Chief economist, Richard Downing, said that Sacci also noted that lately, South Africa has experienced a sharp weakening in the balance of payments position (BoP).
“This has resulted in a larger deficit on the current account, as well as net selling of bonds and shares by non-residents. This led to additional volatility and weakening of the rand exchange rate,” he said.
Downing said, “it has become imperative that structural economic matters hampering inclusive economic growth should be addressed with economic rationality.”
“Uncertainties surrounding economic policy direction and position should be clarified so that investor and business confidence can reaffirm itself,” he said.
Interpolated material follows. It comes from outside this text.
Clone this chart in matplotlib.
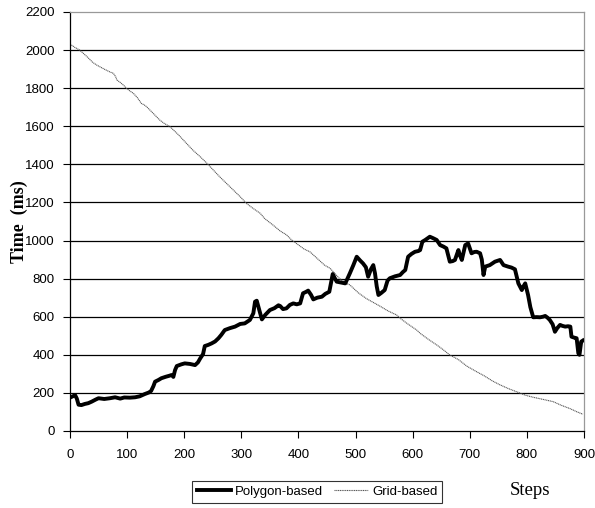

Sacci said that its Business Confidence Index declined by 0.3 index points in June 2018 and measured 93.7, compared to 94 in May 2018.
“For the first time this year, the BCI was below the level of a year ago – namely 1.2 index points lower than the 94.9 in June 2017. The average for the BCI in the first six months of 2018 was 97.6, compared to the average of 95 in the first half of 2017, and 93.7 in the second half of 2017,” said Downing.
He said four of the thirteen sub-indices of the composite Saccid BCI positively affected the business climate on a month-on-month basis in June 2018. Two sub-indices were neutral, while seven sub-indices reflected negativity in the business environment.
“The biggest negative month-on-month influences on the business climate were the weaker trade-and-investment-weighted rand exchange rate, lower real retail sales, the decreased real value of building plans passed, and the higher, less stable, cost of energy supply,” he said.
Downing said that higher merchandise import and export volumes, and increased new vehicle sales, made positive month-on-month contributions to the business climate.
Increased, new vehicle sales, lower inflation, and the increased real value of building plans passed were the sub-indices that contributed positively to the Sacci BCI year-on-year in June 2018.